2- Propor projetos de leitura de clássicos da ficção científica passada e atual é um exercício enriquecedor para se perceber como esta literatura previu o futuro ou, em alguns casos, a inspirou. Não é comum no Brasil trabalhar com títulos de Asimov, Dick, Wells, Huxley, Verne e outros grandes nomes do segmento. Olhar para trás é, no entanto, somente parte do exercício a ser feito. É preciso também buscar os novos nomes desta literatura fantástica e futurista para saber o que eles estão antevendo para um futuro próximo ou distante, sejam estas previsões sombrias ou otimistas.
3- Mostras de filmes de ficção científica também constituem prática sadia e recomendável. Além de “Ela” e títulos mais recentes, adicionar clássicos como “Metrópolis”, de Fritz Lang, “Solaris”, do russo Tarkovsky, o imortal “2001 – Uma Odisséia no Espaço”, do genial Kubrick ou mesmo “Matrix”, dos irmãos Wachowsky, irá mexer com os alunos e lhes mostrar o que virou realidade e o que ficou somente na ficção. Nestas mostras, utilizando a internet, é interessante também acessar acervos de séries de televisão que apresentam a sua versão do futuro, como “Perdidos no Espaço” ou “Jornada nas Estrelas” (os episódios produzidos nos anos 1960) para que se perceba como a linguagem de massas da televisão “vendeu” sua ideia de futuro.
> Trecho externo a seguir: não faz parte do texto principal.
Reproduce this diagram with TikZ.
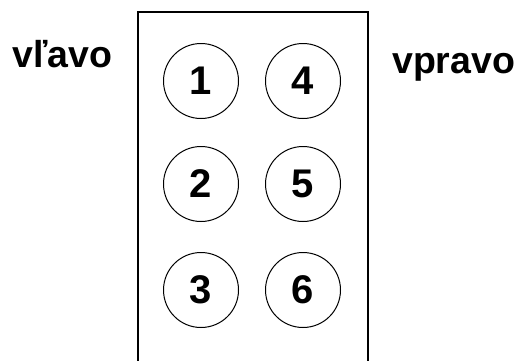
\documentclass[tikz,border=0pt]{standalone}
\usepackage{fontspec}
\setmainfont{Liberation Sans}
\usepackage{tikz}

\begin{document}
\begin{tikzpicture}[x=1pt,y=1pt]
	\tikzstyle{button} = [draw, circle, line width=1pt, minimum size=75pt, inner sep=0pt, font=\fontsize{40}{40}\selectfont\bfseries]
	\tikzstyle{side} = [anchor=base west, inner sep=0pt, font=\fontsize{37.5}{37.5}\selectfont\bfseries]
	\useasboundingbox (0,0) rectangle (518,360);

	\draw[line width=1.6pt] (138,-2) -- (138,348) -- (368,348) -- (368,-2);

	\node[button] (b1) at (201,279) {1};
	\node[button] (b4) at (303,279) {4};
	\node[button] (b2) at (201,176) {2};
	\node[button] (b5) at (303,176) {5};
	\node[button] (b3) at (201,70) {3};
	\node[button] (b6) at (303,70) {6};

	\node[side] (lavo) at (12,293) {vľavo};
	\node[side] (pravo) at (392,287) {vpravo};
\end{tikzpicture}
\end{document}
4- Fazer um levantamento do que foi lido ou assistido, enumerar as ideias e os recursos percebidos nos filmes e livros de ficção científica e comparar com o que de fato a ciência e a tecnologia criaram é um ótimo trabalho a ser feito a partir de uma ação multidisciplinar envolvendo áreas do conhecimento como literatura, história, matemática e ciências. Criar mostras para apresentar publicamente o que foi levantado nesta pesquisa pode ser muito interessante e divertido para todos.]
Trailer
Ficha Técnica
Título: Ela (Her)
Origem: EUA, 2014
Indicação etária: 14 anos
Gênero: Drama, Romance, Ficção Científica
Duração: 126 minutos
Dirigido por Spike Jonze
Elenco: Joachin Phoenix, Amy Adams, Scarlett Johansson (voz), Rooney Mara, Olivia Wilde, Chris Pratt, Matt Letscher.